When a key family member, such as myself, is incapacitated for a short term, that is hard on the family. For example, you get a nasty cold and are stuck in bed for the better part of a week. How does the household keep running? If you haven’t already got a well organised family routine, whatever it is, then you could end up in a bit of a mess with washing, meals, cleaning and the family routine totally thrown out.
In our case, I haven’t been able to be a fully-functioning house-keeper for a few months now. However, thanks to a well organised family, who have set and simple routines, we are surviving quite well. Yes, the sheets don’t get changed as often as I would like, however, there are levels of survival I’m willing to accept. So how do you set this up? It requires complete co-operation from all members of the team for starters. My DH, although working a full time job, and commuting an hour and a half each day, will often come home in the evening and cook dinner. We have an array of meals that we all enjoy, which we keep the ingredients on hand at all times. There is always chicken, mince, schnitzel in the freezer. There are always cans of tomatoes, and an array of basics like pasta and rice in the pantry. Several of these staple meals can either be put together in half an hour, or, will take a little longer, but will last 2 or more meals. I can count on one hand the number of dinners we have had recently that have been “takeaway” meals picked up on the way home. Which helps the budget, as well as the healthy diet!
DH also plans the week ahead, and will spend some time Sunday night cooking 2 or more different meals, which can be put in the fridge and reheated as the week goes on. The nights that I am able to, I cook, otherwise, there is something nutritious and home-cooked just waiting to be served up!
As far as the other running of the house goes, several duties have been passed on to the children, according to their ages and abilities. This also is dependent on other factors, including school loading. Sometimes this year, we have had to take over certain chores due to High School, and it’s incredible ability of having 3 major assignments all given and due the same week. We keep a family calendar, and are able to monitor this as necessary, with everyone pulling together if there is the need. The jobs are also assigned according to age and ability – for example, the main bathroom/toilet area is the 16 year old’s job. He cleans and mops it on a regular basis, and has gotten so responsible that he will see when it needs doing, and no longer needs to be “reminded”. The 13 yo is now the main chicken carer, as well as responsible for emptying the dishwasher, drying dishes, and unpacking shopping. Obviously, they are both responsible for picking up after themselves, and keeping their rooms tidy and clothes put away, but that should go without saying in any family.
The only job that I seem to be able to keep is the washing, mainly because it’s something that can wait until another day if necessary, when eating is something that these boys of mine insist on doing at regular, even hourly intervals.

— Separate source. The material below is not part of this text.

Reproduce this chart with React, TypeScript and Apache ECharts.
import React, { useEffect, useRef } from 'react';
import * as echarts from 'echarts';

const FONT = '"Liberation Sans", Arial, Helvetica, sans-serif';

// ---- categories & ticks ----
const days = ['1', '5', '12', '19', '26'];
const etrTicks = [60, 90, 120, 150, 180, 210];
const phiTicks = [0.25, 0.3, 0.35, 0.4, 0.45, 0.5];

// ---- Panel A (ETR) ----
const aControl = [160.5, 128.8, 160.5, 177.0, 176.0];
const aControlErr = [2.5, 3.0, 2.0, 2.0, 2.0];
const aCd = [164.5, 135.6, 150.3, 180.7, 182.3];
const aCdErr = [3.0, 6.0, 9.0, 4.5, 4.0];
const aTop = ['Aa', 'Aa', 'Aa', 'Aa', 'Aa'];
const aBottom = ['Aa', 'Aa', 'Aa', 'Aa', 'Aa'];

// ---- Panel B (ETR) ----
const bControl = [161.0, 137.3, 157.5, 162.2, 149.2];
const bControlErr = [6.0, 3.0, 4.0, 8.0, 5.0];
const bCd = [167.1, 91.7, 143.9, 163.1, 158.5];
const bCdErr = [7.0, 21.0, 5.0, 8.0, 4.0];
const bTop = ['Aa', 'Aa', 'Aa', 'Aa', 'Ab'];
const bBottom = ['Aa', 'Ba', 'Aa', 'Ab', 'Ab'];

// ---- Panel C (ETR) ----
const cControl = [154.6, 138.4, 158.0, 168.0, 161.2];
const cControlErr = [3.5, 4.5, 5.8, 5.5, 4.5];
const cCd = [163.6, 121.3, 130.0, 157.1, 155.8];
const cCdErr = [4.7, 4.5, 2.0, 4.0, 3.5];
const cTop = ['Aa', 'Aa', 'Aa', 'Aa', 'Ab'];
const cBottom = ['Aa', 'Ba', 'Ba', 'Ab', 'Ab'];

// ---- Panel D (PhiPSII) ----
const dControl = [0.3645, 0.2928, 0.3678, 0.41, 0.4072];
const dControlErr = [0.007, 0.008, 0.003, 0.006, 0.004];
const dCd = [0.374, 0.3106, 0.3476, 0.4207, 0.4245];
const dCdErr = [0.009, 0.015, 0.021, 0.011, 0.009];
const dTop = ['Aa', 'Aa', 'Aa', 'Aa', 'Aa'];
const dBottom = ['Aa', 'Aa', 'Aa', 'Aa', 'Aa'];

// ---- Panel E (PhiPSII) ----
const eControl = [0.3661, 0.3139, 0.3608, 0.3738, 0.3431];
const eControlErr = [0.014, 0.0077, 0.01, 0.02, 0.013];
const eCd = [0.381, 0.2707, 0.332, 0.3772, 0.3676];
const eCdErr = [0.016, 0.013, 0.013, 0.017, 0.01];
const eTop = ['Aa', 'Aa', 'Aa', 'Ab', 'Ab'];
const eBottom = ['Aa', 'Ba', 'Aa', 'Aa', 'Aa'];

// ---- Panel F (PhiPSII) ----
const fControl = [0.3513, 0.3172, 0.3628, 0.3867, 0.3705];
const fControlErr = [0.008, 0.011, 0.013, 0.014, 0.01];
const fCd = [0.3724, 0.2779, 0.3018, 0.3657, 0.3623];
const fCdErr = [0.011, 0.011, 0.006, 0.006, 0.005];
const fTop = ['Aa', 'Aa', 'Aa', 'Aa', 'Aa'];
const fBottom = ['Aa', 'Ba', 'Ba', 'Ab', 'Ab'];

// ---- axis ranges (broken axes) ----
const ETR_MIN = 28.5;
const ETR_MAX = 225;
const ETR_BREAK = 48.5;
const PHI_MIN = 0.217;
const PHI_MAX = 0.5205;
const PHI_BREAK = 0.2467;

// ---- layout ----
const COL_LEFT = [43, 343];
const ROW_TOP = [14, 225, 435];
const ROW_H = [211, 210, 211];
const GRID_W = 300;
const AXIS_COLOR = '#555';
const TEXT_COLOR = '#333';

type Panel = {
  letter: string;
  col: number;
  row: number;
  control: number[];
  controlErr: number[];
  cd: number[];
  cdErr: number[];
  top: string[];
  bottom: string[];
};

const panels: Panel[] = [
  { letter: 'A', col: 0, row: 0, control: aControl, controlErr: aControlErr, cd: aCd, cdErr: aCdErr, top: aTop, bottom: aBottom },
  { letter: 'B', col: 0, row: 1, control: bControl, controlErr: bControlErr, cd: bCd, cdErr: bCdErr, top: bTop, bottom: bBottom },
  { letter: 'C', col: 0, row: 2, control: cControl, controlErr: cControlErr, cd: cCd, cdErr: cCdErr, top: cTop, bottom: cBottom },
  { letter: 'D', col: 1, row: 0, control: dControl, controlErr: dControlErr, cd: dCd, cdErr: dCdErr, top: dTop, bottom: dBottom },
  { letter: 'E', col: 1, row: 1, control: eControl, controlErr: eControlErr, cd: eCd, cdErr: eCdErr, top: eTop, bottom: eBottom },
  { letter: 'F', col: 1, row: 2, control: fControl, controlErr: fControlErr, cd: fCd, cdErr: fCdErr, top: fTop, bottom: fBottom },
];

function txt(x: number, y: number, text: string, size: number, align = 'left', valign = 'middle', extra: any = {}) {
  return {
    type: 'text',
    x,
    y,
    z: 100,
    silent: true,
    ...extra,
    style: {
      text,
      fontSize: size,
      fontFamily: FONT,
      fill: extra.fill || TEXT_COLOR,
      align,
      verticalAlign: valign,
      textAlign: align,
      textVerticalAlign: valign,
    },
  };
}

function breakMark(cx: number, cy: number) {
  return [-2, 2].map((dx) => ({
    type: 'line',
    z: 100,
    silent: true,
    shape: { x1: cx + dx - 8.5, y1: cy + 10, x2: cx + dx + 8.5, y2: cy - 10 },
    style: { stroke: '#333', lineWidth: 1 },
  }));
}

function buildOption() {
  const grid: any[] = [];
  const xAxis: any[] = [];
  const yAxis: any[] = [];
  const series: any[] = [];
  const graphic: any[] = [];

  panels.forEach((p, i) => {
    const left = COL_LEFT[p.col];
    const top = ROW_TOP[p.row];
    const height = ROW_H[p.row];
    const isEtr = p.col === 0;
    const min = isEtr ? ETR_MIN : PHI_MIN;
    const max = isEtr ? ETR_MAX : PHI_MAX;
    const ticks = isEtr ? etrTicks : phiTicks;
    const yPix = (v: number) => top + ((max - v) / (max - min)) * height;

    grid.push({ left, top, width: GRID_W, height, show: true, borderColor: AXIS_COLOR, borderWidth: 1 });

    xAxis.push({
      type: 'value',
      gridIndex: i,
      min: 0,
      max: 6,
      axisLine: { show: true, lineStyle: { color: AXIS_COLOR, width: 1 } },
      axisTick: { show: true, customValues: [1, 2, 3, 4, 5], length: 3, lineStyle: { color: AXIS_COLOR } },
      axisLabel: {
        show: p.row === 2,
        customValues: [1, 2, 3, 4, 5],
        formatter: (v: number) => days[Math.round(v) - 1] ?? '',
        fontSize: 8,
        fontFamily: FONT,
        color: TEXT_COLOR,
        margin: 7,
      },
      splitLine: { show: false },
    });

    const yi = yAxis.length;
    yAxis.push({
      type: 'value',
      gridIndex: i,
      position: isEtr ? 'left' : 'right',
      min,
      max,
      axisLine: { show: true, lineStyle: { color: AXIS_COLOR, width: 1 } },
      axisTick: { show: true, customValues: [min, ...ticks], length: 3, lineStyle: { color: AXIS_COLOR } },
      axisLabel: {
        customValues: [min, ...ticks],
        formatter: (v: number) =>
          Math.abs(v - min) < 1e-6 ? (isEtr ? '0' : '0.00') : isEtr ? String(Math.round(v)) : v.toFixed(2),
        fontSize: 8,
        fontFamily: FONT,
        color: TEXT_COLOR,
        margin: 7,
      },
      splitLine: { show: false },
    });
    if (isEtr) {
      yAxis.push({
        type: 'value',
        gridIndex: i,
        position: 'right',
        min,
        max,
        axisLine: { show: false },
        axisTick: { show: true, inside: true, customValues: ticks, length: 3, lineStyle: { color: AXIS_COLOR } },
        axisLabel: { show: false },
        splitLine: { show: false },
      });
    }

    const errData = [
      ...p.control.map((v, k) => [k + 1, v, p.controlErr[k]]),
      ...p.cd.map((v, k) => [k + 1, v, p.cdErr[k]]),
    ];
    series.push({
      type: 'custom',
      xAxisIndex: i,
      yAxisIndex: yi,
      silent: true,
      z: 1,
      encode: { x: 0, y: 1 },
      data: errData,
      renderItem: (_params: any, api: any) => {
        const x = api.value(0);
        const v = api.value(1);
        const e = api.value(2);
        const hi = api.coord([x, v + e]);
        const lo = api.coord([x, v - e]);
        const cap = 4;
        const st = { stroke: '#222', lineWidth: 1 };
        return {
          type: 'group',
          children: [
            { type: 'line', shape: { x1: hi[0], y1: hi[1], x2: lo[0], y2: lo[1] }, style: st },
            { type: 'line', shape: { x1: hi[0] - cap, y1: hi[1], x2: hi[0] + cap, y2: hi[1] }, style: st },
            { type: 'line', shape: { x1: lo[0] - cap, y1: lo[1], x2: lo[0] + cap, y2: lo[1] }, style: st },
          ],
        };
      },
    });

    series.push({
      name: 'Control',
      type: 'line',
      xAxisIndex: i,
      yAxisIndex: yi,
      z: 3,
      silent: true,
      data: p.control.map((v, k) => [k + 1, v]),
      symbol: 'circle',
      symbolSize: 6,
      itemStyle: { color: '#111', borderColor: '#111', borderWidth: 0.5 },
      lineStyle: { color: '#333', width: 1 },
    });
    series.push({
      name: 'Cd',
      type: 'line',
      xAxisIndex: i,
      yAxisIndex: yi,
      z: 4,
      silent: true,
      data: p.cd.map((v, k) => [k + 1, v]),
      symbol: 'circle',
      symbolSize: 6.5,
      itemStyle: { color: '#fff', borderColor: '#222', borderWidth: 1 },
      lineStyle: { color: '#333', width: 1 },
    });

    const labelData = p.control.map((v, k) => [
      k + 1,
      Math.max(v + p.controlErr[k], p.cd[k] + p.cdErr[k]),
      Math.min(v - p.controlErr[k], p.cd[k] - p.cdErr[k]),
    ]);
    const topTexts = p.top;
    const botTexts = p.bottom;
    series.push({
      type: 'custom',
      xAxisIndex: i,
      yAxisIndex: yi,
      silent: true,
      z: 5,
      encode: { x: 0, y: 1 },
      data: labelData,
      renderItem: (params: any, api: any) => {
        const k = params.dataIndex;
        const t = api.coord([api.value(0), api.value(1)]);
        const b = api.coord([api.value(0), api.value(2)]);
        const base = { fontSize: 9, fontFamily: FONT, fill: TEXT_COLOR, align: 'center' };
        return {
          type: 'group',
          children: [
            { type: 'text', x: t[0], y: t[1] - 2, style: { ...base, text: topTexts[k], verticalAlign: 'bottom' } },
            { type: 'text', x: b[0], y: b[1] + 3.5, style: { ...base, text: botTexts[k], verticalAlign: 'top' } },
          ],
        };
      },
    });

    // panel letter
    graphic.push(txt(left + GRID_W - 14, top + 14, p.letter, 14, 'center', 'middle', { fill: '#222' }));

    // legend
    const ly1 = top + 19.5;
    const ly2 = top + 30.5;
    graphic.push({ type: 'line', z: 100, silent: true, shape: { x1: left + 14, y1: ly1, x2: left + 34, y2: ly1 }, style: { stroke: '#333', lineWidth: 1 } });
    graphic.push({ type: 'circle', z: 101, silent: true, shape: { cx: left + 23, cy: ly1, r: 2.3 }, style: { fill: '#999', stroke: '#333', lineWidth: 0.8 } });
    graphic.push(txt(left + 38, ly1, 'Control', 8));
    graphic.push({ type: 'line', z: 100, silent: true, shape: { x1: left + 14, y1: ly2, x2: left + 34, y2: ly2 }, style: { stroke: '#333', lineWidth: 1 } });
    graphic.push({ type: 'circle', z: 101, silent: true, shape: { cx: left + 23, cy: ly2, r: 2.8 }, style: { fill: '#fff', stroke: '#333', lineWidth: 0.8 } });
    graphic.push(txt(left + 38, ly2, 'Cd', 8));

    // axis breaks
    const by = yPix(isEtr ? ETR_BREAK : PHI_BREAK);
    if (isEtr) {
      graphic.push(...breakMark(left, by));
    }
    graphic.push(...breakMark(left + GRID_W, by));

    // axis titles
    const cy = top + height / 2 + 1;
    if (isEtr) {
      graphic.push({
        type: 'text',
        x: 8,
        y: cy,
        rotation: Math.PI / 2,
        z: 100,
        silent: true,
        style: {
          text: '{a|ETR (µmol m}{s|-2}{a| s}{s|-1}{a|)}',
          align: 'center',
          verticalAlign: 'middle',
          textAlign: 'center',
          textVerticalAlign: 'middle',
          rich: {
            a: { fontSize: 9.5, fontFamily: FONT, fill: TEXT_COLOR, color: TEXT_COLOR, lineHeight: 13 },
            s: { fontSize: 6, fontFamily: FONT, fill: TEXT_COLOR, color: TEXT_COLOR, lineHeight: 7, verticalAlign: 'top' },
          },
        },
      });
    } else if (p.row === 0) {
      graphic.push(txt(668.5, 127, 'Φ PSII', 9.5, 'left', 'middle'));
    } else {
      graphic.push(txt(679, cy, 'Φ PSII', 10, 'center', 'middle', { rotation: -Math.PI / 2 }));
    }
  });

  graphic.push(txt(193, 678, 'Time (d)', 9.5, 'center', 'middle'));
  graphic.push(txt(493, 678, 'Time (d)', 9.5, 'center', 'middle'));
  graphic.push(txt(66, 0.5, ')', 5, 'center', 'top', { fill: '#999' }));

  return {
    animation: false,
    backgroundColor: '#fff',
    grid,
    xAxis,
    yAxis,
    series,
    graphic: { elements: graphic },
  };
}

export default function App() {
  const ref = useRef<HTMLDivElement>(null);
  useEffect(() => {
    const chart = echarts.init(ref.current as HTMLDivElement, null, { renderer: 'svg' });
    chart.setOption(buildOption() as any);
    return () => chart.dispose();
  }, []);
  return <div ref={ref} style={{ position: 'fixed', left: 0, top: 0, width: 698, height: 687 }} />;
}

We have managed all this, while actually even reducing our weekly spend on foods. We have almost entirely cut out all pre-prepared and processed foods, and even afternoon tea is a bowl of porridge, with fruit, cinnamon, coconut or even honey.
If we had complicated lives, if we had unreasonable expectations of meals, or other members of the family were unwilling to pitch in, then this would have fallen in a heap a long time ago. I am so proud of my family for their incredible attitude – their hard work and their willing spirit. When we first met 17 years ago, DHs idea of cooking was heating up a can. This amazing man has learnt how to cook for his family, he takes joy in experimenting and making meals so delicious that I’m never left wanting anything else. Years of training, and to be honest, seeing some of the harder sides of our lives, have left in our children an amazing empathetic spirit, which is demonstrated by how willing they are to help, with the smallest or largest task, and never do they complain. I’m not kidding there, they don’t complain. They appreciate all the wonderful gifts that we have been blessed with, and know that those things come at a price which everyone has to pay. I think that my amazing little family is the greatest blessing I’ve been given.
Wow, that was a lot of talking. I hope that it made sense to you, that there is a simpler way of living and that it will benefit you when everything else falls apart.
Speaking of simpler living, here is our first pumpkin that we harvested a couple of months ago. It was a glorious Waltham Butternut heirloom, and I am looking forward to managing a much bigger pumpkin patch next season. Unfortunately only 1 vine made it this year, and that drastically limited the pollination as they seem to open male and female flowers on alternate days. But the seeds will make for stronger plants next year, and so the cycle begins again!